On Saturday, July 20th, I had occasion to ride over into Prince William, and met the 8th Virginia, commanded by Colonel Eppa Hunton, who had been ordered to the next day's battlefield. We were then old friends, and are such still. He had the Loudon Cavalry with him. In a brief interview I told him I believed the attack would not be made at the stone bridge, but by way of the Braddock Road, and the ‘Big Woods’ (all upper Fairfaxians will know what I mean by Big Woods), and also that our people were not picketing north of the stone house, and suggested that a squad of the cavalry be left at my house on the Sudley Road to prevent a surprise. Colonel Hunton replied: ‘Your suggestion is a good one, [144] and I will adopt it at once, trusting you to act for me as commissary and quartermaster for the time being.’

He sent Sergeant Amos Slaymaker, Private Hansbrough and four others whose names have escaped my memory, to my house with orders to keep a strict watch night and day, and to report to him at once so soon as any Federal advance was seen. This order was well obeyed, as the sequel will show. One thing not exactly germaine to the point, I cannot refrain from mentioning. It showed Colonel Hunton's regard for his men. He said:

“Have you got anything in the way of cooked rations you can send my men about nightfall? They have been marching all day long without anything but an early breakfast.” I replied ‘that I had not, but said I would go home, have four or five lambs killed and cooked, and all the bread we could cook, and send it to his camp by dark.’

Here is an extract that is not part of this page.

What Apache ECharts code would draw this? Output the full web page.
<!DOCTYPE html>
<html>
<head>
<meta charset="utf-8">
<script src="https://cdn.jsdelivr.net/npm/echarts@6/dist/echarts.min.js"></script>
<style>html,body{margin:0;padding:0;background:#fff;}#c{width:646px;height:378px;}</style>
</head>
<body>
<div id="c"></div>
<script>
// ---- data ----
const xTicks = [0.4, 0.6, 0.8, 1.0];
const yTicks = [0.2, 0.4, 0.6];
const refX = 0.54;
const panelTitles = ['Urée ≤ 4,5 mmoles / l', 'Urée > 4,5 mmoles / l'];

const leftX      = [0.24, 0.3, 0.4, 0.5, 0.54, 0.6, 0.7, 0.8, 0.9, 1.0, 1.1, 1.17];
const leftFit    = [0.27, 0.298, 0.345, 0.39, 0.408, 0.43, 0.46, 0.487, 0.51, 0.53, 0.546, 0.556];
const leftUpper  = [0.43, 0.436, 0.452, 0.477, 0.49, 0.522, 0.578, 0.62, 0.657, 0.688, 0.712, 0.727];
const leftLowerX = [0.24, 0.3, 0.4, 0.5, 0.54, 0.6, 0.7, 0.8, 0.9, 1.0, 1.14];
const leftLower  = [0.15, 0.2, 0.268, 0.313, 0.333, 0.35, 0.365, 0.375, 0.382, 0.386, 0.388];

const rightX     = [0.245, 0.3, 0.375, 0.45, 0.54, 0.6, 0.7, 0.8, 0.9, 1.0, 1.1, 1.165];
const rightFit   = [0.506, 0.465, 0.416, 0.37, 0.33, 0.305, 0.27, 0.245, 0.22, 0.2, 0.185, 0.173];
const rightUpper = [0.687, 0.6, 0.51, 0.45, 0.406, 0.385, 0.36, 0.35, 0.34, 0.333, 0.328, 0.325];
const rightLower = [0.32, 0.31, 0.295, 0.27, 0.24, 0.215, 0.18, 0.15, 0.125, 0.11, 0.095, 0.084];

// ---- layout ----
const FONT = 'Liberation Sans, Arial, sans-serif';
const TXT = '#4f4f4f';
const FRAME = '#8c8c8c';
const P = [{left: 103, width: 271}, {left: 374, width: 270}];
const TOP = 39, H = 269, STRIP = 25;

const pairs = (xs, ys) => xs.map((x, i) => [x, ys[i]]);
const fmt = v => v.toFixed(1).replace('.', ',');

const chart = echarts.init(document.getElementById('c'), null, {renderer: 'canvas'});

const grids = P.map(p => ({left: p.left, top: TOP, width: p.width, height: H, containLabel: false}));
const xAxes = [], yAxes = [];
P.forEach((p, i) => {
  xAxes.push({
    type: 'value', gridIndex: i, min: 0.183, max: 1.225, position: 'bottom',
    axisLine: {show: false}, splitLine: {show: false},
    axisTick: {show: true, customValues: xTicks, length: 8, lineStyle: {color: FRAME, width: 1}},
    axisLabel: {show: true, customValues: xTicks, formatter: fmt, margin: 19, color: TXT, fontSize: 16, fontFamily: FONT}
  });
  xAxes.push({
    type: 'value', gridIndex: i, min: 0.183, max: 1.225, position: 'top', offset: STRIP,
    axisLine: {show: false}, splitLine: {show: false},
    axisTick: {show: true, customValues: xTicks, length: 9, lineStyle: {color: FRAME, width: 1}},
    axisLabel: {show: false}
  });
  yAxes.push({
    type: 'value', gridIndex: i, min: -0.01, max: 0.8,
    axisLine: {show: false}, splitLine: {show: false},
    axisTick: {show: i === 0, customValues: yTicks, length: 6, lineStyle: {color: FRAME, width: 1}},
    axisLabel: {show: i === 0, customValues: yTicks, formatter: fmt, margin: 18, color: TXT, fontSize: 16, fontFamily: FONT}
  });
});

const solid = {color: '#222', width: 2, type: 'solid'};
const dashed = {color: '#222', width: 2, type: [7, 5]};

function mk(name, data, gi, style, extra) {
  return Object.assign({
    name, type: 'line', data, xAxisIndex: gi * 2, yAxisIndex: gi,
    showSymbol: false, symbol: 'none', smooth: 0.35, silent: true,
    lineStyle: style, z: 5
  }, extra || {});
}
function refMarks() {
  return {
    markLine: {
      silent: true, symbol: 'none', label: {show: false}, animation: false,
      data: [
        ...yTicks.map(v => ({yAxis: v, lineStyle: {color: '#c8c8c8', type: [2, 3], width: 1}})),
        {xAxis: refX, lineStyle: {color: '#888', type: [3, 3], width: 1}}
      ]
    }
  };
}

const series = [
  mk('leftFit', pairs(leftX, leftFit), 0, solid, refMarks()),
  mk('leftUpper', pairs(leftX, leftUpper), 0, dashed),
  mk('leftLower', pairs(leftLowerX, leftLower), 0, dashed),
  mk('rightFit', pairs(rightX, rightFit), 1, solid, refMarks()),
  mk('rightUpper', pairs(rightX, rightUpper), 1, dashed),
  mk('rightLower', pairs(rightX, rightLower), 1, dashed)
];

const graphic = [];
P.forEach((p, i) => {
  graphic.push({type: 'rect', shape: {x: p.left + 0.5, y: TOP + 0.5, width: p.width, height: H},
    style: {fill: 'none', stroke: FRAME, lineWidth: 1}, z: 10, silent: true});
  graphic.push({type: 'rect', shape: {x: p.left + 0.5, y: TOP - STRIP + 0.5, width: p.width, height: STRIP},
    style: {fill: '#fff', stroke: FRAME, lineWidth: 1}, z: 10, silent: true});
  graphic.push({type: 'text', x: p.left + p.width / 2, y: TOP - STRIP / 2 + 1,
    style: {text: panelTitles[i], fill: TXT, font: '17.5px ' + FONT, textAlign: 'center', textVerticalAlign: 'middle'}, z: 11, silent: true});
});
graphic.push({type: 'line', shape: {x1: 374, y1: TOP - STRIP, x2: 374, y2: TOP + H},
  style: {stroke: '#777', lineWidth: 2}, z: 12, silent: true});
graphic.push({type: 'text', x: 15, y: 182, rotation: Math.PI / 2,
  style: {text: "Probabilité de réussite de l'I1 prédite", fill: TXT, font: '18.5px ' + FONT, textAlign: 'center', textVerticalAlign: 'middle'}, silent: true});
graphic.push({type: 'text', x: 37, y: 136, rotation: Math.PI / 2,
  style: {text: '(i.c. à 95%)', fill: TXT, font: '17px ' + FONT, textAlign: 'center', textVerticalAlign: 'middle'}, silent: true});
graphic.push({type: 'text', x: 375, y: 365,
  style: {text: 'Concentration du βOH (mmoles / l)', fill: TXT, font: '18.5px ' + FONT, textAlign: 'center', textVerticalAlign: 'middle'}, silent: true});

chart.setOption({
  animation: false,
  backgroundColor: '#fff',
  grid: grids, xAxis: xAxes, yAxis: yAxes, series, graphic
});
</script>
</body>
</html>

The servant I sent the provisions by delivered all safely, and in doing so had to run the gauntlet of the Tiger rifles. These fellows claimed to be Colonel Hunton's men, but some of the 8th being on the lookout, came to his rescue, and saved the lambs in short order.

Now, to the point. Who saved the Confederates from a disastrous surprise on July 21, 1861? I will endeavor to prove that General Hunton was the man.

The people in the vicinity of the battlefield were in possession of information that a battle was imminent, and were on the lookout. On Saturday evening, July 20th, Captain J. D. Debell, of Centreville, who had been in our vicinity for several days, came to Sudley and remained that night. He believed with me that the advance would be made through the route referred to, and Bull Run passed at Sudley Ford. He had a field-glass, small, but a fairly good one. Exactly at sunset he, Sergeant Slaymaker and myself discovered by the use of the glass eighteen or twenty blue-coat infantry inside of an open field, and not over thirty yards from the woods road we expected the enemy to follow. We were on this road, in a direct line, a mile and a half distant from them. Slaymaker sent information to the Colonel at once, and he (Colonel Hunton) sent word to General Beauregard by the same messenger. Slaymaker held his post until the advance of Tyler's division drove him from it. I remained at home until the infantry advanced to within three hundred yards of me, and retreated to the battlefield. I saw the firing of infantry, and the mad rush of the Federals down the Henry Hill to [145] get out of harm's way. Taking into consideration the fact that Colonel Hunton got Sergeant Slaymaker's report at 7:30 A. M., and that the battle was on before 10 A. M., I cannot reconcile the report of some of General Evans's friends that he discovered the advance of the army through a signal station that he had established a day or two before on Hooe's Hill, below Manassas, with what I saw and know. I am very sure I am correct in my opinion that General Eppa Hunton is entitled to the honor of being the officer who prevented the defeat of the Confederate forces on July 21, 1861.